_The problem_
Retype the data that follows line by line, exactly, and leave its pictures out.

_Material provided_
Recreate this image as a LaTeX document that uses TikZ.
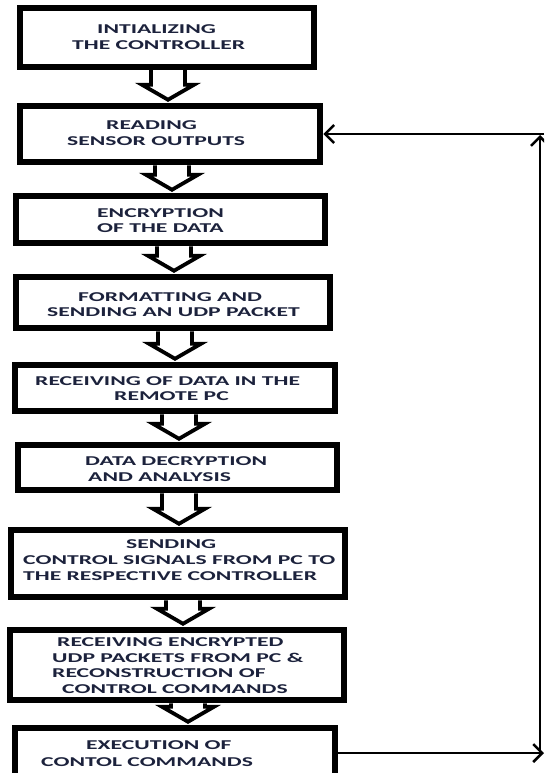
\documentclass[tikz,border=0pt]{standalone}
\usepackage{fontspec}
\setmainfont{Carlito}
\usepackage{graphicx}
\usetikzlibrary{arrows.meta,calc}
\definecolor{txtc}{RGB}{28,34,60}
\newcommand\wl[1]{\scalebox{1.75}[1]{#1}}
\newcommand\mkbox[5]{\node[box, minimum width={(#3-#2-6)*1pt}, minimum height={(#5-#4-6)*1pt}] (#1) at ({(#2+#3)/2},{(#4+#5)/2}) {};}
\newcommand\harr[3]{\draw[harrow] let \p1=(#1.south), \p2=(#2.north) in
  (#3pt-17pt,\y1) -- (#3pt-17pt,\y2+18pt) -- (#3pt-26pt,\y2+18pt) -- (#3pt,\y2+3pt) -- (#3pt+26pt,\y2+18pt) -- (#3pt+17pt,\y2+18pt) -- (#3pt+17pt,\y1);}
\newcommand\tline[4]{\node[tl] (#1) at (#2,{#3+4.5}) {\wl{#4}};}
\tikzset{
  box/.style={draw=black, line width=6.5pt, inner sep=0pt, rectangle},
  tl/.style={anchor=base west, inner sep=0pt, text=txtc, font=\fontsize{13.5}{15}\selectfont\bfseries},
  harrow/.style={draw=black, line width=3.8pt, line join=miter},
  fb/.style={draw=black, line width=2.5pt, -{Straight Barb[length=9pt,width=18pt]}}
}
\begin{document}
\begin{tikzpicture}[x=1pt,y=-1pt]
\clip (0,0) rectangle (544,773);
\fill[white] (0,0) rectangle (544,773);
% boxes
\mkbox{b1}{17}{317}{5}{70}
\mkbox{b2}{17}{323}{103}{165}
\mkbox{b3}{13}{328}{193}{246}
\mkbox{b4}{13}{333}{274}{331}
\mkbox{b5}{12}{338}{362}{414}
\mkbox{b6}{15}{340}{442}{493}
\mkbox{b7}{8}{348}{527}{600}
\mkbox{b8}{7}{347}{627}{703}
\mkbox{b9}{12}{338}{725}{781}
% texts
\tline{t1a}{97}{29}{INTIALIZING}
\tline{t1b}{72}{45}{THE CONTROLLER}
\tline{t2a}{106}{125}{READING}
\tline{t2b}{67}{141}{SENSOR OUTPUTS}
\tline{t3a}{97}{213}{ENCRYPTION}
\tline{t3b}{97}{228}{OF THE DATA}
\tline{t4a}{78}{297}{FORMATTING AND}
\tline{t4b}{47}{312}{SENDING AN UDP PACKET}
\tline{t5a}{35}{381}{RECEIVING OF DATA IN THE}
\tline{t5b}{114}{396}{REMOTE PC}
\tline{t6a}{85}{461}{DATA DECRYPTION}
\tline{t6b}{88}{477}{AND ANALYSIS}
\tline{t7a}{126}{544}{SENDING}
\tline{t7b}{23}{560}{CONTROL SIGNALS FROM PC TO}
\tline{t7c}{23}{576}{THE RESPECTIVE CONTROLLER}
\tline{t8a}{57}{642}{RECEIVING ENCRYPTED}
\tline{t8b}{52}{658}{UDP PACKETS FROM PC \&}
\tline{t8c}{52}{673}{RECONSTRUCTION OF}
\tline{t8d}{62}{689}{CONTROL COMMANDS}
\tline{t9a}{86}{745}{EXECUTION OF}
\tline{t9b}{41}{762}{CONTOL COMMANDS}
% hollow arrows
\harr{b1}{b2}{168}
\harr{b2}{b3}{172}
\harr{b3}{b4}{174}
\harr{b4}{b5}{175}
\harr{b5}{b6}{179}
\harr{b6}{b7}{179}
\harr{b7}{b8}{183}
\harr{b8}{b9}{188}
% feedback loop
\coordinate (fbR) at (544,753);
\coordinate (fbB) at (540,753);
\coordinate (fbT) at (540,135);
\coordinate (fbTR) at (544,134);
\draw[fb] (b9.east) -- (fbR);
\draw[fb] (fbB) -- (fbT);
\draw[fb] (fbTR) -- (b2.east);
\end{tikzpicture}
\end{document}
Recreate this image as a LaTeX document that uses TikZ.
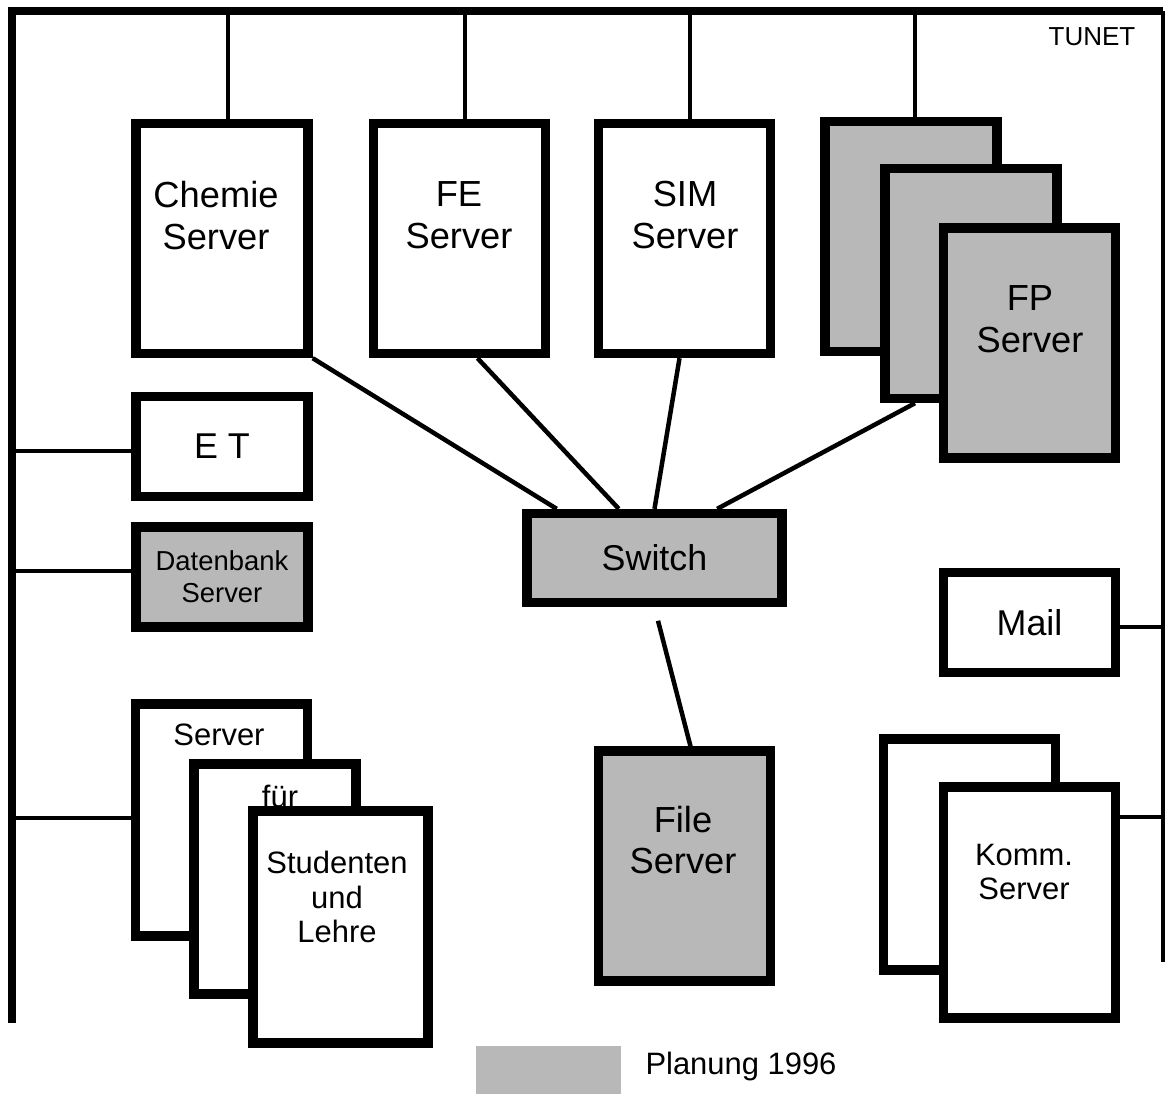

_Final answer_
Recreate this image as a LaTeX document that uses TikZ.
\documentclass[tikz,border=0pt]{standalone}
\usepackage{fontspec}
\setmainfont{Carlito}
\usepackage{graphicx}
\usetikzlibrary{arrows.meta,calc}
\definecolor{txtc}{RGB}{28,34,60}
\newcommand\wl[1]{\scalebox{1.75}[1]{#1}}
\newcommand\mkbox[5]{\node[box, minimum width={(#3-#2-6)*1pt}, minimum height={(#5-#4-6)*1pt}] (#1) at ({(#2+#3)/2},{(#4+#5)/2}) {};}
\newcommand\harr[3]{\draw[harrow] let \p1=(#1.south), \p2=(#2.north) in
  (#3pt-17pt,\y1) -- (#3pt-17pt,\y2+18pt) -- (#3pt-26pt,\y2+18pt) -- (#3pt,\y2+3pt) -- (#3pt+26pt,\y2+18pt) -- (#3pt+17pt,\y2+18pt) -- (#3pt+17pt,\y1);}
\newcommand\tline[4]{\node[tl] (#1) at (#2,{#3+4.5}) {\wl{#4}};}
\tikzset{
  box/.style={draw=black, line width=6.5pt, inner sep=0pt, rectangle},
  tl/.style={anchor=base west, inner sep=0pt, text=txtc, font=\fontsize{13.5}{15}\selectfont\bfseries},
  harrow/.style={draw=black, line width=3.8pt, line join=miter},
  fb/.style={draw=black, line width=2.5pt, -{Straight Barb[length=9pt,width=18pt]}}
}
\begin{document}
\begin{tikzpicture}[x=1pt,y=-1pt]
\clip (0,0) rectangle (544,773);
\fill[white] (0,0) rectangle (544,773);
% boxes
\mkbox{b1}{17}{317}{5}{70}
\mkbox{b2}{17}{323}{103}{165}
\mkbox{b3}{13}{328}{193}{246}
\mkbox{b4}{13}{333}{274}{331}
\mkbox{b5}{12}{338}{362}{414}
\mkbox{b6}{15}{340}{442}{493}
\mkbox{b7}{8}{348}{527}{600}
\mkbox{b8}{7}{347}{627}{703}
\mkbox{b9}{12}{338}{725}{781}
% texts
\tline{t1a}{97}{29}{INTIALIZING}
\tline{t1b}{72}{45}{THE CONTROLLER}
\tline{t2a}{106}{125}{READING}
\tline{t2b}{67}{141}{SENSOR OUTPUTS}
\tline{t3a}{97}{213}{ENCRYPTION}
\tline{t3b}{97}{228}{OF THE DATA}
\tline{t4a}{78}{297}{FORMATTING AND}
\tline{t4b}{47}{312}{SENDING AN UDP PACKET}
\tline{t5a}{35}{381}{RECEIVING OF DATA IN THE}
\tline{t5b}{114}{396}{REMOTE PC}
\tline{t6a}{85}{461}{DATA DECRYPTION}
\tline{t6b}{88}{477}{AND ANALYSIS}
\tline{t7a}{126}{544}{SENDING}
\tline{t7b}{23}{560}{CONTROL SIGNALS FROM PC TO}
\tline{t7c}{23}{576}{THE RESPECTIVE CONTROLLER}
\tline{t8a}{57}{642}{RECEIVING ENCRYPTED}
\tline{t8b}{52}{658}{UDP PACKETS FROM PC \&}
\tline{t8c}{52}{673}{RECONSTRUCTION OF}
\tline{t8d}{62}{689}{CONTROL COMMANDS}
\tline{t9a}{86}{745}{EXECUTION OF}
\tline{t9b}{41}{762}{CONTOL COMMANDS}
% hollow arrows
\harr{b1}{b2}{168}
\harr{b2}{b3}{172}
\harr{b3}{b4}{174}
\harr{b4}{b5}{175}
\harr{b5}{b6}{179}
\harr{b6}{b7}{179}
\harr{b7}{b8}{183}
\harr{b8}{b9}{188}
% feedback loop
\coordinate (fbR) at (544,753);
\coordinate (fbB) at (540,753);
\coordinate (fbT) at (540,135);
\coordinate (fbTR) at (544,134);
\draw[fb] (b9.east) -- (fbR);
\draw[fb] (fbB) -- (fbT);
\draw[fb] (fbTR) -- (b2.east);
\end{tikzpicture}
\end{document}
Recreate this image as a LaTeX document that uses TikZ.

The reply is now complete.